UAC is another thing that can't be disabled because it is also intrinsic to the design of Windows NT 6.#.  You can disable the prompts but the user access layer is still very much alive and kicking.  Disabling the UAC prompts actually makes your computer substantially less secure by allowing virtually everything to run unimpeded.

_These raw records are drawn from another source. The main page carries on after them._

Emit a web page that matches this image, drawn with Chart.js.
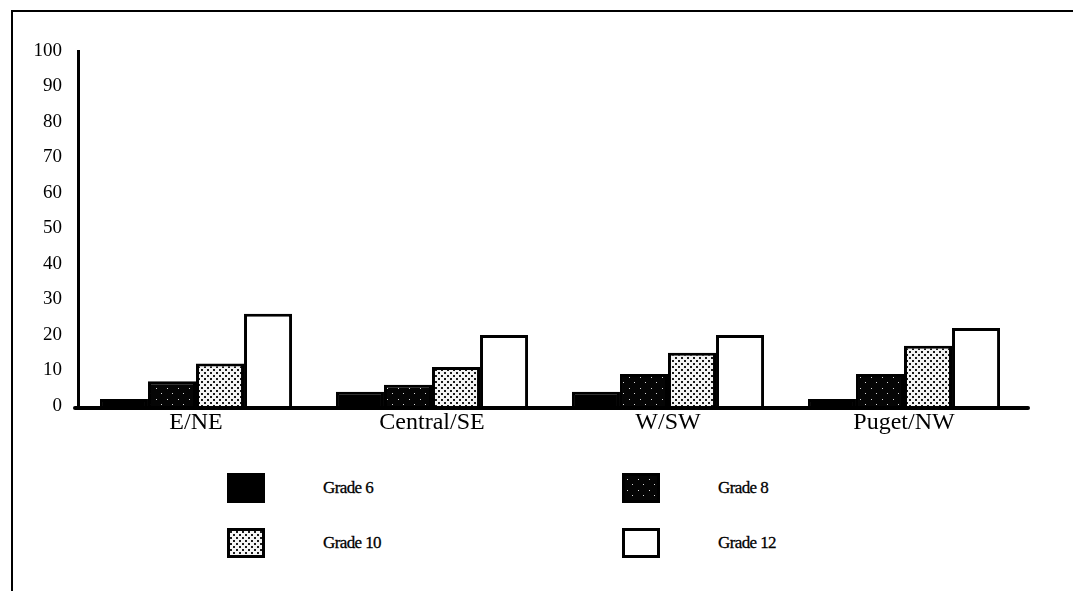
<!DOCTYPE html>
<html>
<head>
<meta charset="utf-8">
<script src="https://cdn.jsdelivr.net/npm/chart.js@4.4.0/dist/chart.umd.min.js"></script>
<style>
    html, body { margin: 0; padding: 0; background: #fff; }
    body { width: 1073px; height: 591px; position: relative; overflow: hidden; font-family: "Liberation Serif", "DejaVu Serif", serif; }
    #frame { position: absolute; left: 11px; top: 10px; right: -5px; bottom: -5px; border-top: 2px solid #000; border-left: 2px solid #000; }
    #wrap { position: absolute; left: 0; top: 0; width: 1073px; height: 450px; }
    .legend-item { position: absolute; height: 30px; display: flex; align-items: center; }
    .swatch { width: 38px; height: 30px; box-sizing: border-box; border: 3px solid #000; }
    .legend-item span { position: absolute; left: 96px; white-space: nowrap; font-size: 17px; color: #000; letter-spacing: -0.6px; -webkit-text-stroke: 0.3px #000; }
</style>
</head>
<body>
<div id="frame"></div>
<div id="wrap"><canvas id="chart" width="1073" height="450"></canvas></div>
<div id="legend"></div>
<script>
// --- Data ---
const regions = ['E/NE', 'Central/SE', 'W/SW', 'Puget/NW'];
const gradeLabels = ['Grade 6', 'Grade 8', 'Grade 10', 'Grade 12'];
const grade6 = [2, 4, 4, 2];
const grade8 = [7, 6, 9, 9];
const grade10 = [12, 11, 15, 17];
const grade12 = [26, 20, 20, 22];
const yTicks = [0, 10, 20, 30, 40, 50, 60, 70, 80, 90, 100];

document.addEventListener('DOMContentLoaded', () => {
    // --- Fill patterns (scanned halftone look) ---
    function makeTile(size, bg, dot, points) {
        const c = document.createElement('canvas');
        c.width = size; c.height = size;
        const g = c.getContext('2d');
        g.fillStyle = bg;
        g.fillRect(0, 0, size, size);
        g.fillStyle = dot;
        points.forEach(p => g.fillRect(p[0], p[1], p[2], p[2]));
        return c;
    }
    const ctx = document.getElementById('chart').getContext('2d');
    const darkTile = makeTile(11, '#050505', '#d8d8d8', [[2, 3, 1], [7, 8, 1]]);
    const dotTile = makeTile(6, '#f4f4f4', '#1a1a1a', [[0, 0, 2], [3, 3, 2]]);
    const fills = [
        '#000000',
        ctx.createPattern(darkTile, 'repeat'),
        ctx.createPattern(dotTile, 'repeat'),
        '#ffffff'
    ];
    const swatchBg = [
        '#000000',
        'url(' + darkTile.toDataURL() + ')',
        'url(' + dotTile.toDataURL() + ')',
        '#ffffff'
    ];
    const series = [grade6, grade8, grade10, grade12];

    // --- Thick baseline like the original ---
    const baseline = {
        id: 'baseline',
        afterDatasetsDraw(chart) {
            const y = chart.scales.y.getPixelForValue(0);
            const c = chart.ctx;
            c.save();
            c.strokeStyle = '#000';
            c.lineWidth = 4;
            c.lineCap = 'round';
            c.beginPath();
            c.moveTo(chart.chartArea.left - 3, y + 2);
            c.lineTo(chart.chartArea.right + 6, y + 2);
            c.stroke();
            c.restore();
        }
    };

    // --- Chart ---
    new Chart(ctx, {
        type: 'bar',
        data: {
            labels: regions,
            datasets: series.map((vals, i) => ({
                label: gradeLabels[i],
                data: vals,
                backgroundColor: fills[i],
                borderColor: '#000',
                borderWidth: 3,
                borderSkipped: 'bottom'
            }))
        },
        options: {
            responsive: false,
            animation: false,
            events: [],
            layout: { padding: { top: 51, right: 51, left: 0, bottom: 0 } },
            datasets: { bar: { categoryPercentage: 0.814, barPercentage: 1 } },
            plugins: { legend: { display: false }, tooltip: { enabled: false } },
            scales: {
                x: {
                    grid: { display: false },
                    border: { display: false },
                    ticks: { color: '#000', font: { family: 'Liberation Serif', size: 24 }, padding: -6 },
                    afterFit: s => { s.height = 44; }
                },
                y: {
                    min: 0,
                    max: 100,
                    afterBuildTicks: s => { s.ticks = yTicks.map(v => ({ value: v })); },
                    grid: { display: false },
                    border: { display: true, color: '#000', width: 3 },
                    ticks: { color: '#000', font: { family: 'Liberation Serif', size: 19 }, padding: 8 },
                    afterFit: s => { s.width = 78; }
                }
            }
        },
        plugins: [baseline]
    });

    // --- Legend (2 x 2 grid) ---
    const legend = document.getElementById('legend');
    const spots = [[227, 473], [622, 473], [227, 528], [622, 528]];
    gradeLabels.forEach((name, i) => {
        const item = document.createElement('div');
        item.className = 'legend-item';
        item.style.left = spots[i][0] + 'px';
        item.style.top = spots[i][1] + 'px';
        const sw = document.createElement('div');
        sw.className = 'swatch';
        sw.style.background = swatchBg[i];
        const txt = document.createElement('span');
        txt.textContent = name;
        item.appendChild(sw);
        item.appendChild(txt);
        legend.appendChild(item);
    });
});
</script>
</body>
</html>
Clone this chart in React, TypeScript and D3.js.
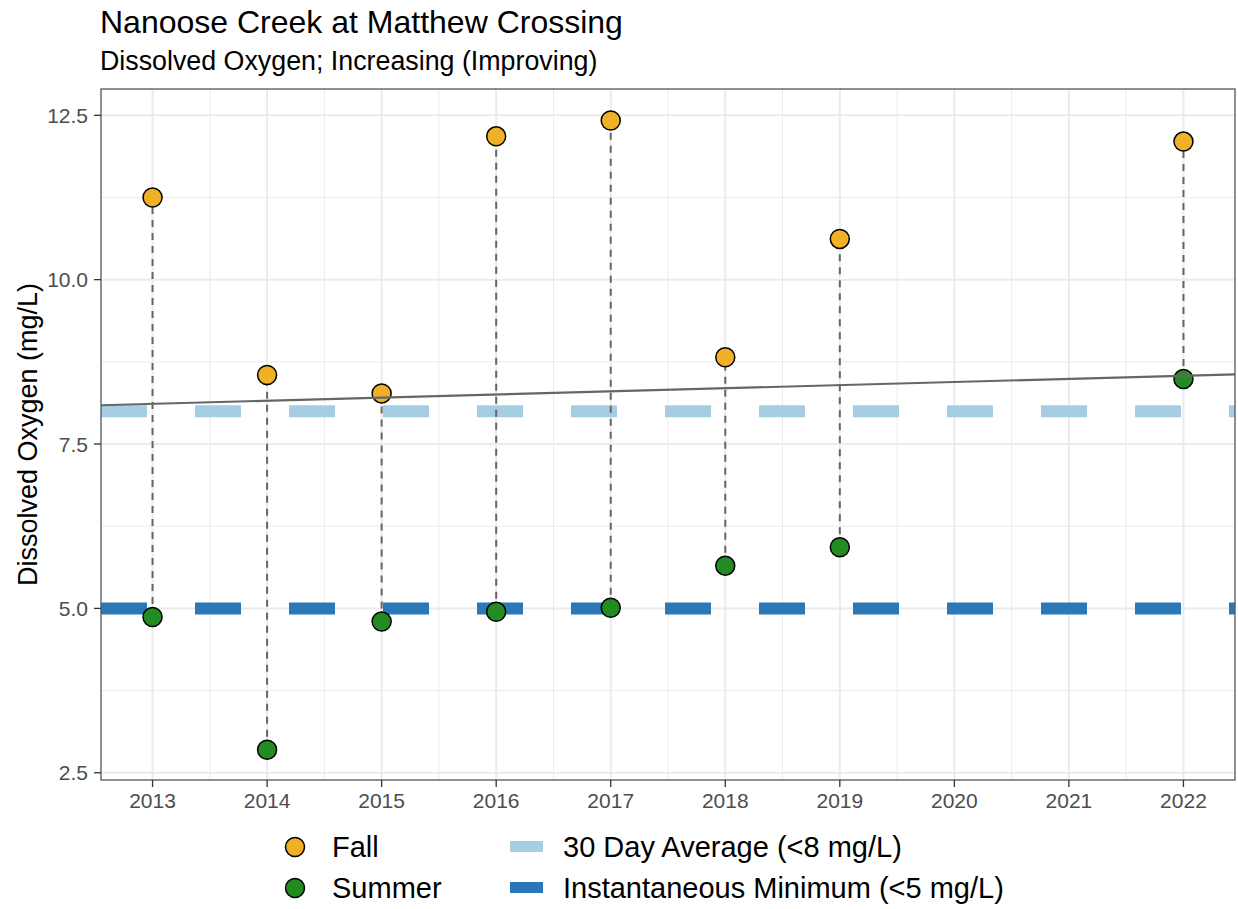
import React from "react";
import * as d3 from "d3";

// Sampling years and dissolved-oxygen readings (mg/L)
const years = [2013, 2014, 2015, 2016, 2017, 2018, 2019, 2022];
const fallValues = [11.25, 8.55, 8.27, 12.18, 12.42, 8.82, 10.62, 12.1];
const summerValues = [4.87, 2.85, 4.8, 4.95, 5.01, 5.65, 5.93, 8.49];

// Linear trend fitted across the record (endpoints at panel edges)
const trendYears = [2012.55, 2022.45];
const trendValues = [8.09, 8.56];

// Guideline thresholds
const guideAverage = 8;
const guideMinimum = 5;

const xTicks = [2013, 2014, 2015, 2016, 2017, 2018, 2019, 2020, 2021, 2022];
const yTicks = [2.5, 5.0, 7.5, 10.0, 12.5];
const yMinorTicks = [3.75, 6.25, 8.75, 11.25];

const W = 1238;
const H = 909;
const panel = { left: 101, top: 89, right: 1235, bottom: 780 };

const COLORS = {
  fall: "#F0B127",
  summer: "#228B22",
  average: "#A6CEE3",
  minimum: "#2A78B8",
  grid: "#EBEBEB",
  border: "#555555",
  axisText: "#4D4D4D",
};

const FONT = "'Liberation Sans', Arial, Helvetica, sans-serif";

export default function App() {
  const x = d3.scaleLinear().domain([2012.55, 2022.45]).range([panel.left, panel.right]);
  const y = d3.scaleLinear().domain([2.39, 12.9]).range([panel.bottom, panel.top]);

  const xMinor = d3.range(xTicks.length + 1).map((i) => 2012.5 + i);
  const trendLine = d3
    .line<number>()
    .x((_, i) => x(trendYears[i]))
    .y((v) => y(v));

  const guides = [
    { value: guideAverage, color: COLORS.average },
    { value: guideMinimum, color: COLORS.minimum },
  ];

  return (
    <svg
      width={W}
      height={H}
      style={{ position: "absolute", left: 0, top: 0, background: "#fff" }}
      fontFamily={FONT}
    >
      <defs>
        <clipPath id="panel-clip">
          <rect
            x={panel.left}
            y={panel.top}
            width={panel.right - panel.left}
            height={panel.bottom - panel.top}
          />
        </clipPath>
      </defs>

      {/* Titles */}
      <text x={100} y={33} fontSize={32} fill="#000">
        Nanoose Creek at Matthew Crossing
      </text>
      <text x={100} y={70} fontSize={26.8} fill="#000">
        Dissolved Oxygen; Increasing (Improving)
      </text>

      <g clipPath="url(#panel-clip)">
        {/* Grid lines */}
        {yMinorTicks.map((t) => (
          <line key={"ym" + t} x1={panel.left} x2={panel.right} y1={y(t)} y2={y(t)} stroke={COLORS.grid} strokeWidth={1} />
        ))}
        {xMinor.map((t) => (
          <line key={"xm" + t} x1={x(t)} x2={x(t)} y1={panel.top} y2={panel.bottom} stroke={COLORS.grid} strokeWidth={1} />
        ))}
        {yTicks.map((t) => (
          <line key={"y" + t} x1={panel.left} x2={panel.right} y1={y(t)} y2={y(t)} stroke={COLORS.grid} strokeWidth={2} />
        ))}
        {xTicks.map((t) => (
          <line key={"x" + t} x1={x(t)} x2={x(t)} y1={panel.top} y2={panel.bottom} stroke={COLORS.grid} strokeWidth={2} />
        ))}

        {/* Guideline thresholds */}
        {guides.map((g) => (
          <line
            key={"g" + g.value}
            x1={panel.left}
            x2={panel.right}
            y1={y(g.value)}
            y2={y(g.value)}
            stroke={g.color}
            strokeWidth={12}
            strokeDasharray="46 48"
          />
        ))}

        {/* Seasonal range segments */}
        {years.map((yr, i) => (
          <line
            key={"s" + yr}
            x1={x(yr)}
            x2={x(yr)}
            y1={y(summerValues[i])}
            y2={y(fallValues[i])}
            stroke="#666666"
            strokeWidth={2}
            strokeDasharray="7 6"
          />
        ))}

        {/* Points */}
        {years.map((yr, i) => (
          <circle key={"f" + yr} cx={x(yr)} cy={y(fallValues[i])} r={9.5} fill={COLORS.fall} stroke="#000" strokeWidth={1.5} />
        ))}
        {years.map((yr, i) => (
          <circle key={"u" + yr} cx={x(yr)} cy={y(summerValues[i])} r={9.5} fill={COLORS.summer} stroke="#000" strokeWidth={1.5} />
        ))}

        {/* Trend */}
        <path d={trendLine(trendValues) || ""} fill="none" stroke="#666666" strokeWidth={2.2} />
      </g>

      {/* Panel border */}
      <rect
        x={panel.left}
        y={panel.top}
        width={panel.right - panel.left}
        height={panel.bottom - panel.top}
        fill="none"
        stroke={COLORS.border}
        strokeWidth={1.3}
      />

      {/* Y axis */}
      {yTicks.map((t) => (
        <g key={"yt" + t}>
          <line x1={panel.left - 7} x2={panel.left} y1={y(t)} y2={y(t)} stroke="#333" strokeWidth={1.3} />
          <text x={panel.left - 13} y={y(t)} dy="0.36em" textAnchor="end" fontSize={21} fill={COLORS.axisText}>
            {t.toFixed(1)}
          </text>
        </g>
      ))}
      <text
        transform={`translate(37, ${(panel.top + panel.bottom) / 2}) rotate(-90)`}
        textAnchor="middle"
        fontSize={27}
        fill="#000"
      >
        Dissolved Oxygen (mg/L)
      </text>

      {/* X axis */}
      {xTicks.map((t) => (
        <g key={"xt" + t}>
          <line x1={x(t)} x2={x(t)} y1={panel.bottom} y2={panel.bottom + 7} stroke="#333" strokeWidth={1.3} />
          <text x={x(t)} y={panel.bottom + 28} textAnchor="middle" fontSize={21} fill={COLORS.axisText}>
            {t}
          </text>
        </g>
      ))}

      {/* Legend */}
      <g fontSize={29} fill="#000">
        <circle cx={295} cy={847} r={9.5} fill={COLORS.fall} stroke="#000" strokeWidth={1.5} />
        <text x={332} y={847} dy="0.36em">Fall</text>
        <circle cx={295} cy={888} r={9.5} fill={COLORS.summer} stroke="#000" strokeWidth={1.5} />
        <text x={332} y={888} dy="0.36em">Summer</text>
        <rect x={510} y={841} width={33} height={11} fill={COLORS.average} />
        <text x={563} y={847} dy="0.36em">30 Day Average (&lt;8 mg/L)</text>
        <rect x={510} y={882} width={33} height={11} fill={COLORS.minimum} />
        <text x={563} y={888} dy="0.36em">Instantaneous Minimum (&lt;5 mg/L)</text>
      </g>
    </svg>
  );
}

*Now*...all that paranoia and misinformation is out of the way, see DevCon which will require the Windows Driver Kit which requires Visual Studio which requires .NET Framework 4.5.1.  I think you're out of luck because Microsoft has been deliberately moving towards .NET to simplify OS/software interactions.  In short, you're shooting yourself in the foot and I strongly recommend not doing that.


----------



## remixedcat (Apr 17, 2014)

OP, if you have a Killer NIC I think the management software has some options.


----------



## eidairaman1 (Apr 17, 2014)

get .net, thatll solve your problem...

http://www.techmonsters.com/DellTra...10/Alienware/M17xR2/M17xR2/media_controls.htm


----------



## Frick (Apr 17, 2014)

AssimilatorX said:


> Btw i am IT technician, could use netshell for it, but is still a few click. Think i try do something in autoit. I am expert with windows 7 and linux.  Have CompTia A+ N+ L+, also have MS 70-680,681,683,684,686,687,688 cert. I worked in oem distribution before and did a few corporate image deploying as well. My question was if anyone heard of a program designed for the sole purpose? Looks not.
> 
> Thanks,



I'm Linus Torvalds and even I think think this is BS.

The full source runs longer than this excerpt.